Translation: human beings were not meant to be inside staring at iPhones all day.
In her book, McGurk goes into great detail about the emotional benefits that families (and especially children) can all gain from spending more time outdoors, and practicing the friluftsliv lifestyle. But American children have much less opportunities for exactly that, seeing as how their outdoor time is highly restricted at school, and the time they do spend outdoors is often spent competing in coordinated sports — something that friluftsliv doesn’t necessarily support.
In other words, kids need to be left alone and outside and without direction and supervision, to reap the true benefits of friluftsliv –– like higher self-esteem, curiosity, and greater creativity. Even the Swedish government makes clear the distinction between friluftsliv and competitive sports, defining friluftsliv as “spending time outdoors to get a change of scenery and experience nature, with no pressure to achieve or compete.”
Sadly, back here in the States we’re all afraid to let our kids play outside because of irrational fears of things like a neighbor calling CPS on us, our children playing on unsafe playground equipment, or scary germs and kidnappers. McGurk is quick to squash those worries and encourages American parents to let go a little more, for the sake of their children’s resilience building.
“When children play in nature they tend to be calm yet alert and if we look at the stats, it really isn’t more dangerous now to let kids play outside,” she states. “The only difference is that we hear more about the horrible incidents.”
Our children here are cooped up like chickens, and it’s wreaking havoc on their natural temperaments, and that of their parents too. Nature is naturally calling all of us to get out there, but unfortunately, school and work policies seem to be getting in the way. McGurk says we need to be more proactive in embracing the benefits of the outdoors, especially to those that can help make necessary changes.
“For real change to happen here, we really have to get more parents, as well as teachers and other caregivers, to become aware of benefits of outdoor play,” she says. “They are the people who will go to policymakers and city planners making big decisions about public green spaces and preschool regulations.”

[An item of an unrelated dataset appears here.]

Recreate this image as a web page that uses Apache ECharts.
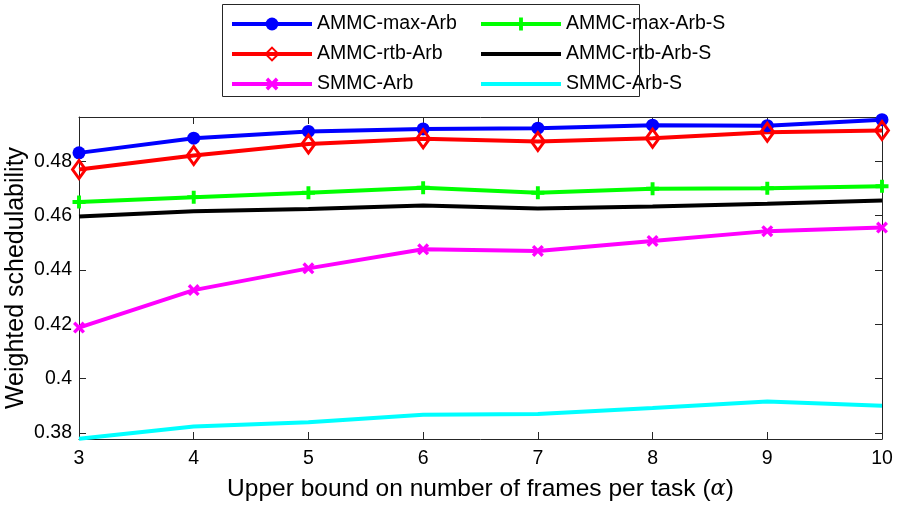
<!DOCTYPE html>
<html>
<head>
<meta charset="utf-8">
<script src="https://cdn.jsdelivr.net/npm/echarts@6/dist/echarts.min.js"></script>
<style>
  html, body { margin: 0; padding: 0; background: #fff; }
  #chart { width: 900px; height: 505px; }
</style>
</head>
<body>
<div id="chart"></div>
<script>
// Upper bound on frames per task (alpha)
const alphaValues = [3, 4, 5, 6, 7, 8, 9, 10];

// Weighted schedulability per method
const ammcMaxArb  = [0.4831, 0.4885, 0.4910, 0.4919, 0.4922, 0.4933, 0.4931, 0.4953];
const ammcRtbArb  = [0.4770, 0.4821, 0.4864, 0.4883, 0.4873, 0.4885, 0.4907, 0.4913];
const smmcArb     = [0.4188, 0.4326, 0.4406, 0.4476, 0.4470, 0.4507, 0.4543, 0.4556];
const ammcMaxArbS = [0.4650, 0.4668, 0.4684, 0.4703, 0.4684, 0.4699, 0.4701, 0.4708];
const ammcRtbArbS = [0.4597, 0.4616, 0.4624, 0.4637, 0.4626, 0.4634, 0.4644, 0.4656];
const smmcArbS    = [0.3779, 0.3824, 0.3840, 0.3867, 0.3870, 0.3892, 0.3916, 0.3900];

const yMin = 0.3778;
const yMax = 0.4963;

const pair = arr => alphaValues.map((a, i) => [a, arr[i]]);

const plusPath = 'path://M3.5,0H6.5V3.5H10V6.5H6.5V10H3.5V6.5H0V3.5H3.5Z';
const crossPath = 'path://M0,2L2,0L5,3L8,0L10,2L7,5L10,8L8,10L5,7L2,10L0,8L3,5Z';

const FONT = 'Liberation Sans, Arial, Helvetica, sans-serif';
const AXIS_COLOR = '#262626';

function lineSeries(name, data, color, symbolOpts) {
  const s = {
    name: name,
    type: 'line',
    data: pair(data),
    lineStyle: { color: color, width: 4 },
    itemStyle: { color: color },
    emphasis: { disabled: true },
    animation: false
  };
  if (symbolOpts) {
    Object.assign(s, symbolOpts);
  } else {
    // plain line: no markers on the plot or in the legend
    s.symbol = 'circle';
    s.showSymbol = false;
    s.itemStyle = { color: 'rgba(0,0,0,0)' };
  }
  return s;
}

const chart = echarts.init(document.getElementById('chart'), null, { renderer: 'canvas' });

const legendText = { fontFamily: FONT, fontSize: 19.5, color: '#000' };
const legendCommon = {
  orient: 'vertical',
  top: 9,
  itemWidth: 80, itemHeight: 16, itemGap: 10,
  textStyle: legendText,
  lineStyle: { width: 4 },
  selectedMode: false
};

chart.setOption({
  backgroundColor: '#fff',
  animation: false,
  textStyle: { fontFamily: FONT },
  grid: { left: 79, right: 18, top: 117, bottom: 66, containLabel: false, outerBoundsMode: 'none' },
  legend: [
    Object.assign({ left: 225, data: ['AMMC-max-Arb', 'AMMC-rtb-Arb', 'SMMC-Arb'] }, legendCommon),
    Object.assign({ left: 474, data: ['AMMC-max-Arb-S', 'AMMC-rtb-Arb-S', 'SMMC-Arb-S'] }, legendCommon)
  ],
  graphic: [
    {
      type: 'rect',
      shape: { x: 222.5, y: 4.5, width: 417, height: 92 },
      style: { fill: 'none', stroke: AXIS_COLOR, lineWidth: 1 },
      z: 100
    }
  ],
  xAxis: [
    {
      type: 'value', min: 3, max: 10, interval: 1,
      name: 'Upper bound on number of frames per task ({a|α})',
      nameLocation: 'middle', nameGap: 38, nameMoveOverlap: false,
      nameTextStyle: {
        fontFamily: FONT, fontSize: 24.5, color: '#000',
        rich: { a: { fontFamily: 'DejaVu Serif', fontStyle: 'italic', fontSize: 22.5, color: '#000' } }
      },
      axisLine: { show: true, onZero: false, lineStyle: { color: AXIS_COLOR, width: 1 } },
      axisTick: { show: true, inside: true, length: 7, lineStyle: { color: AXIS_COLOR } },
      axisLabel: { fontFamily: FONT, fontSize: 19.5, color: '#000', margin: 10 },
      splitLine: { show: false }
    },
    {
      type: 'value', min: 3, max: 10, interval: 1, position: 'top',
      axisLine: { show: true, onZero: false, lineStyle: { color: AXIS_COLOR, width: 1 } },
      axisTick: { show: true, inside: true, length: 7, lineStyle: { color: AXIS_COLOR } },
      axisLabel: { show: false },
      splitLine: { show: false }
    }
  ],
  yAxis: [
    {
      type: 'value', min: yMin, max: yMax, splitNumber: 5,
      name: 'Weighted schedulability',
      nameLocation: 'middle', nameGap: 50, nameRotate: 90, nameMoveOverlap: false,
      nameTextStyle: { fontFamily: FONT, fontSize: 25, color: '#000' },
      axisLine: { show: true, onZero: false, lineStyle: { color: AXIS_COLOR, width: 1 } },
      axisTick: { show: true, inside: true, length: 7, lineStyle: { color: AXIS_COLOR } },
      axisLabel: { fontFamily: FONT, fontSize: 19.5, color: '#000', margin: 7,
                   showMinLabel: false, showMaxLabel: false },
      splitLine: { show: false }
    },
    {
      type: 'value', min: yMin, max: yMax, splitNumber: 5, position: 'right',
      axisLine: { show: true, onZero: false, lineStyle: { color: AXIS_COLOR, width: 1 } },
      axisTick: { show: true, inside: true, length: 7, lineStyle: { color: AXIS_COLOR } },
      axisLabel: { show: false },
      splitLine: { show: false }
    }
  ],
  series: [
    lineSeries('AMMC-max-Arb', ammcMaxArb, '#0000ff', { symbol: 'circle', symbolSize: 13, showSymbol: true }),
    lineSeries('AMMC-rtb-Arb', ammcRtbArb, '#ff0000', {
      symbol: 'diamond', symbolSize: [13, 18], showSymbol: true,
      itemStyle: { color: 'rgba(255,255,255,0)', borderColor: '#ff0000', borderWidth: 3 }
    }),
    lineSeries('SMMC-Arb', smmcArb, '#ff00ff', { symbol: crossPath, symbolSize: 12, showSymbol: true }),
    lineSeries('AMMC-max-Arb-S', ammcMaxArbS, '#00ff00', { symbol: plusPath, symbolSize: 13, showSymbol: true }),
    lineSeries('AMMC-rtb-Arb-S', ammcRtbArbS, '#000000', null),
    lineSeries('SMMC-Arb-S', smmcArbS, '#00ffff', null)
  ]
});
</script>
</body>
</html>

Spending time in nature should actually be second nature, not a privilege or something we have to beg for. And the next time you hear yourself screaming, “Go outside and play, dammit!” pat yourself on the back, because it’s not a patience or parenting failure, it’s friluftsliv — “a philosophical lifestyle based on experiences of the freedom in nature and the spiritual connectedness with the landscape.” Yea, that too. Thank you, Sweden.